Similar to BigQuery tables, you are charged for queries and bytes read (per TiB) if you are using BigQuery on-demand pricing, or slot consumption (per slot hour) if you are using BigQuery capacity compute pricing.

BigQuery pricing also applies to the BigQuery Storage Read API and the BigQuery Storage Write API.

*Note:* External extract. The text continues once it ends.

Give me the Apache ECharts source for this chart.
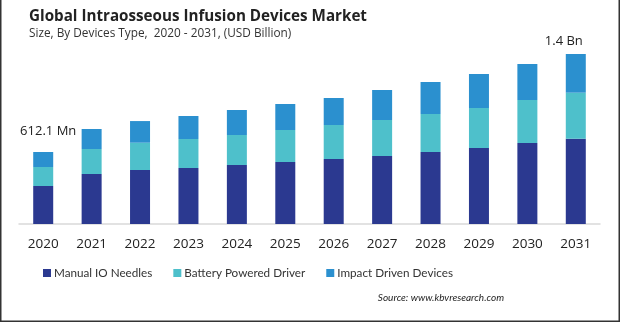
<!DOCTYPE html>
<html>
<head>
<meta charset="utf-8">
<script src="https://cdn.jsdelivr.net/npm/echarts@6/dist/echarts.min.js"></script>
<style>
  html, body { margin: 0; padding: 0; background: #fff; }
  #chart { width: 620px; height: 322px; }
</style>
</head>
<body>
<div id="chart"></div>
<script>
// Market size by device type, USD million
const years = ['2020', '2021', '2022', '2023', '2024', '2025', '2026', '2027', '2028', '2029', '2030', '2031'];
const manualIONeedles = [323.0, 425.0, 459.0, 476.0, 501.5, 527.0, 552.5, 578.0, 612.0, 646.0, 688.5, 725.0];
const batteryPoweredDriver = [161.6, 212.5, 232.0, 246.5, 255.0, 272.0, 289.0, 306.0, 323.0, 340.0, 365.5, 391.0];
const impactDrivenDevices = [127.5, 170.0, 184.0, 195.5, 212.5, 221.0, 229.5, 255.0, 272.0, 289.0, 306.0, 329.0];
const seriesNames = ['Manual IO Needles', 'Battery Powered Driver', 'Impact Driven Devices'];

const totals = years.map((_, i) => manualIONeedles[i] + batteryPoweredDriver[i] + impactDrivenDevices[i]);

function totalText(v) {
  return v >= 1000 ? (v / 1000).toFixed(1) + ' Bn' : v.toFixed(1) + ' Mn';
}

// Totals shown only for first and last year
const topData = impactDrivenDevices.map((v, i) => {
  const item = { value: v };
  if (i === 0) {
    item.label = { show: true, offset: [5, -8] };
  } else if (i === years.length - 1) {
    item.label = { show: true, offset: [-12, 0] };
  }
  return item;
});

const chart = echarts.init(document.getElementById('chart'), null, { renderer: 'canvas' });
const font = 'Open Sans, Noto Sans, sans-serif';
const narrowFont = 'Lato, Open Sans, sans-serif';

chart.setOption({
  animation: false,
  textStyle: { fontFamily: font },
  title: {
    text: 'Global Intraosseous Infusion Devices Market',
    subtext: 'Size, By Devices Type,  2020 - 2031, (USD Billion)',
    left: 24,
    top: 4,
    itemGap: 4,
    textStyle: { fontSize: 15.2, fontWeight: 'bold', color: '#222', fontFamily: font },
    subtextStyle: { fontSize: 11.8, color: '#333', fontFamily: font }
  },
  legend: {
    data: seriesNames,
    bottom: 38,
    left: 38,
    itemWidth: 8,
    itemHeight: 8,
    itemGap: 21,
    icon: 'rect',
    textStyle: { fontSize: 11.7, color: '#333', fontFamily: narrowFont, padding: [0, 0, 0, -2] }
  },
  grid: { left: 19, right: 20, top: 24, bottom: 98, containLabel: false },
  xAxis: {
    type: 'category',
    data: years,
    axisLine: { show: true, lineStyle: { color: '#d9d9d9', width: 1.5 } },
    axisTick: { show: false },
    axisLabel: { fontSize: 13.5, color: '#222', margin: 13, fontFamily: font }
  },
  yAxis: {
    type: 'value',
    min: 0,
    max: 1700,
    show: false,
    splitLine: { show: false }
  },
  series: [
    {
      name: seriesNames[0], type: 'bar', stack: 'total', barWidth: 20,
      itemStyle: { color: '#2b3990' }, data: manualIONeedles
    },
    {
      name: seriesNames[1], type: 'bar', stack: 'total', barWidth: 20,
      itemStyle: { color: '#4ec0cb' }, data: batteryPoweredDriver
    },
    {
      name: seriesNames[2], type: 'bar', stack: 'total', barWidth: 20,
      itemStyle: { color: '#2b90cf' },
      label: {
        show: false,
        position: 'top',
        distance: 6,
        fontSize: 13,
        color: '#222',
        fontFamily: font,
        formatter: p => totalText(totals[p.dataIndex])
      },
      data: topData
    }
  ],
  graphic: [
    {
      type: 'text', right: 116, bottom: 19,
      style: { text: 'Source: www.kbvresearch.com', fontSize: 10, fontStyle: 'italic', fill: '#222', fontFamily: narrowFont }
    },
    { type: 'rect', shape: { x: 0, y: 0, width: 1.5, height: 322 }, style: { fill: '#333' } },
    { type: 'rect', shape: { x: 618.5, y: 0, width: 1.5, height: 322 }, style: { fill: '#333' } },
    { type: 'rect', shape: { x: 0, y: 320.5, width: 620, height: 1.5 }, style: { fill: '#333' } }
  ]
});
</script>
</body>
</html>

Load and export operations (such as EXPORT METADATA) use Enterprise edition pay as you go slots. This differs from BigQuery tables, which are not charged for these operations. If PIPELINE reservations with Enterprise or Enterprise Plus slots are available, load and export operations preferentially use these reservation slots instead.

Limitations

Iceberg tables have the following limitations:

Iceberg tables don't support renaming operations or ALTER TABLE RENAME TO statements.
Iceberg tables don't support table copies or CREATE TABLE COPY statements.
Iceberg tables don't support table clones or CREATE TABLE CLONE statements.
Iceberg tables don't support table snapshots or CREATE SNAPSHOT TABLE statements.
Iceberg tables don't support the following table schema:
- Empty schema
- Schema with INTERVAL, JSON, RANGE, or GEOGRAPHY data types.
- Schema with field collations.
- Schema with default value expressions.
EXPORT METADATA doesn't support tables containing BIGNUMERIC or NUMERIC data types with precision greater than 38 places.
Iceberg tables don't support the following schema evolution cases:
- NUMERIC to FLOAT type coercions
- INT to FLOAT type coercions
- Adding new nested fields to an existing RECORD columns using SQL DDL statements
Iceberg tables display a 0-byte storage size when queried by the console or APIs.
Iceberg tables don't support materialized views.
Iceberg tables don't support multi-statement transactions.
Iceberg tables don't support change data capture (CDC) updates.
When streaming data to Iceberg tables using the BigQuery Storage Write API, you must first disable the query cache.
Iceberg tables don't support managed disaster recovery
Iceberg tables don't support partitioning. Consider clustering as an alternative.
Iceberg tables don't support row-level security.
Iceberg tables don't support time travel.
Iceberg tables don't support fail-safe windows.
Iceberg tables don't support extract jobs.
The INFORMATION_SCHEMA.TABLE_STORAGE view doesn't include Iceberg tables.
Iceberg tables are not supported as query result destinations.
CREATE OR REPLACE doesn't support replacing standard tables with Iceberg tables, or Iceberg tables with standard tables.
Batch loading and LOAD DATA statements only support appending data to existing Iceberg tables.
Batch loading and LOAD DATA statements don't support schema updates.
TRUNCATE TABLE doesn't support Iceberg tables. There are two alternatives:
- CREATE OR REPLACE TABLE, using the same table creation options.
- DELETE FROM table WHERE true
The APPENDS table-valued function (TVF) doesn't support Iceberg tables.
Iceberg exports in Apache Spark don't contain recently streamed data in write-optimized storage.
Fast load doesn't support files with flexible column names.